Crispy

Ramadhan Lockwdown di Albania, Membangkitkan Memori Komunis

  • Di era komunis, ketahuan beribadah adalah kematian.
  • Kini, beribadah di masjid berpotensi terjangkit virus.
  • Lockdown justru membuat Muslim Albania makin serius beribadah, meski semua dilakukan di rumah.

Tirana — Osman Hoxha, lelaki berusia 81 tahun, tak bisa apa-apa kecuali mengunci diri di apartemennya bersama keluarga. Ia tak bisa mengunjungi masjid tak jauh dari rumahnya untuk shalat tarawih pertama di malam Ramadhan.

Usai shalat Maghrib di ruang keluarga, Osman terdiam sejenak. Pikirannya melayang jauh ke belakang, ke saat-saat dirinya — dan seluruh Muslim di Albania — tidak mengunjungi masjid dengan alasan lain.

Pandemi virus korona, yang mengharuskan Muslim dan umat agama lain menahan diri tidak terlibat dalam ritual berjamaah, mengingatkannya pada masa kekuasaan komunis.

“Kami harus shalat di balik dinding rumah kami, karena takut dipenjara atau dihukum mati,” kenang Hoxha. “Kini, kami harus shalat di rumah agar tidak terjangkit wabah.”

Setelah hari pertama Ramadhan, Osman masih belum bisa memaklumi keadaan ini. Jika ada yang menghibur dirinya, mungkin hanya satu, ia kini bebas menjalankan ibadah puasa.

“Selama komunis berkuasa, kami harus menjalani puasa diam-diam,” kata Minire (74), istri Osman Hoxha. “Jika seseorang tahu, dan melaporkannya ke aparat, kami akan mati.”

Enver Hoxha, diktator terakhir Albania, mengadopsi Marxisme sepenuhnya. Ia menjalankan ajaran Karl Marx, yang menyebut agama adalah candu.

Tahun 1967, Enver Hoxha mendeklarasikan Albania sebagai engara atis pertama. Ia melarang semua ibadah agama, dan berusaha mengubah rakyat beragama menjadi ateis.

Selama berkuasa 40 tahun, Enver Hoxha menghancurkan ratusan masjid peninggalan Ottoman. Beberapa masjid diubah menjadi kantor pemerintah atau museum.

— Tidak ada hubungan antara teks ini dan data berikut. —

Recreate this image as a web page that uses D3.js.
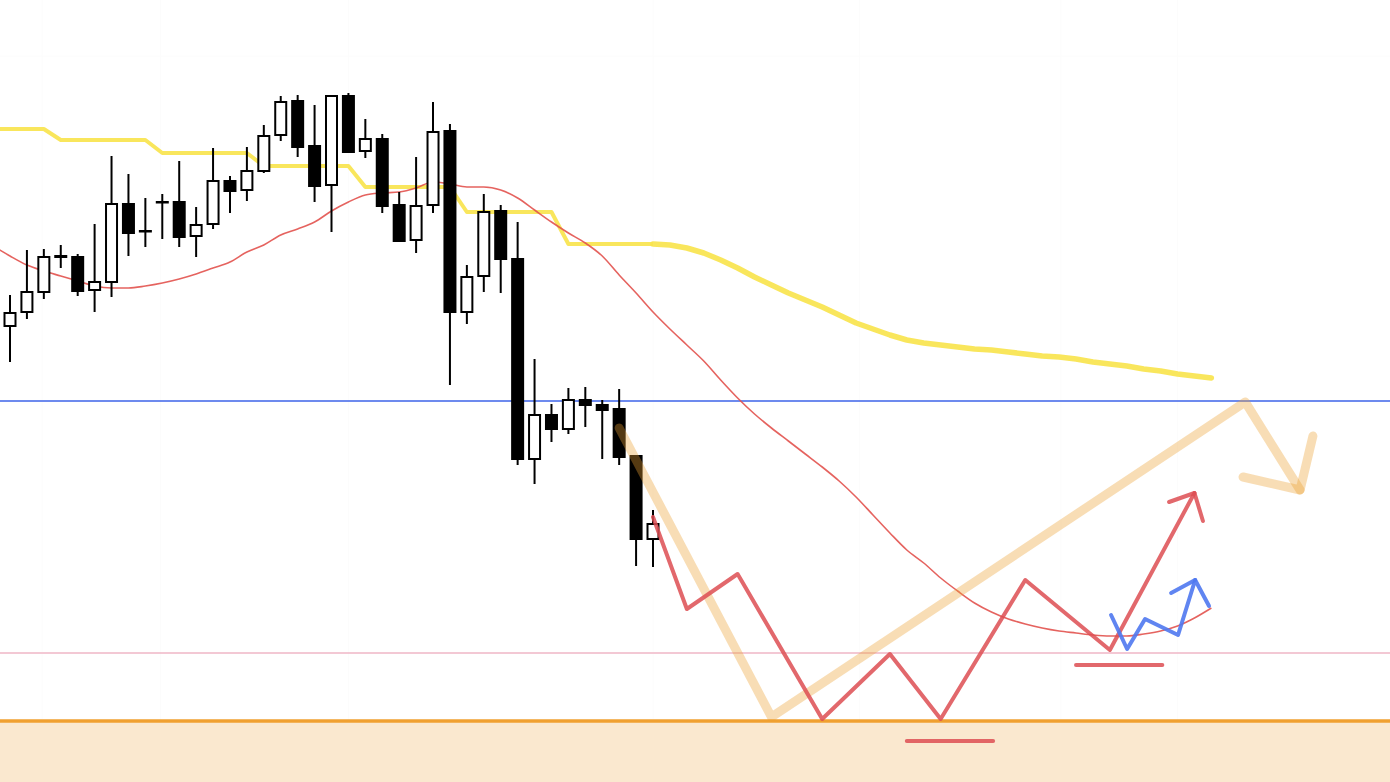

Ratusan imam, ulama, dan guru agama, dijatuhi hukuman kerja paksa. Banyak yang meninggal saat menjalani kerja paksa. Yang keras kepala tidak ingin menanggalkan agama tewas di depan regu tembak.

Secara keseluruhan sekitar 6.000 penduduk Albania dieksekusi rejim Enver Hoxha, dengan tuduhan pengkhianatan, perjalanan ke luar negeri, dan mempraktekan keyakinan agama.

Osman Hoxha salah satu yang menjalani kerja paksa. Tahun 1960-an, saat masih muda, Osman bekerja di sebuah tambang. Saudara Osman melarikan diri ke luar Albania, yang membuat seluruh keluarga dicurigai.

Yang menarik, keluarga Osman memelihara iman dengan beribadah secara rahasia. Itu berlangsung sampai tahun 1990, ketika rejim Enver Hoxha berakhir dan masjid dibuka kembali.

Sejak saat itu Islam bangkit di Albania. Lebih 2,8 juta orang mengidentifikasi diri sebagai Muslim, dan lainnya Katolik dan Kristen Orthodox.

Dalam beberapa tahun terakhir, Osman mengembalikan ritual buka puasa di keluarga. Biasanya, sekitar 20 orang berkumpul di meja makan menunggu adzan maghrib.

Tahun ini tidak ada lagi kerumunan di meja makan, karena setiap keluarga terkunci di rumah masing-masing. Osman tidak bisa lagi makan bersama Agron, anaknya, menantu dan cucu-cucunya.

Osman kehilangan ritus mengajak dua cucu ke masjid untuk shalat maghrib. Atau shalat berjamaah di rumah.

Pandemi virus korona di Albania telah merengut 30 nyawa, dengan ratusan orang terjangkit. Pemerintah Albania menerapkan kuncian ketat, karena tidak ingin kehilangan lebih banyak penduduk.

Teknologi baru menghapus kesepian Osman selama Ramadhan. Ia kerap mengeluarkan ponsel saat berbuka puasa, dan berbicara kepada keluarganya.

“Kami justru lebih dekat dengan keluarga selama Ramadhan lockdown,” kata Agron, yang kini punya kebiasaan menerima video call ayahnya saat berbuka puasa.

Minire mengatakan; “Yang penting adalah menjaga kesehatan, tidak terjangkit, dan menghormati semua ritual dan praktek keagamaan.”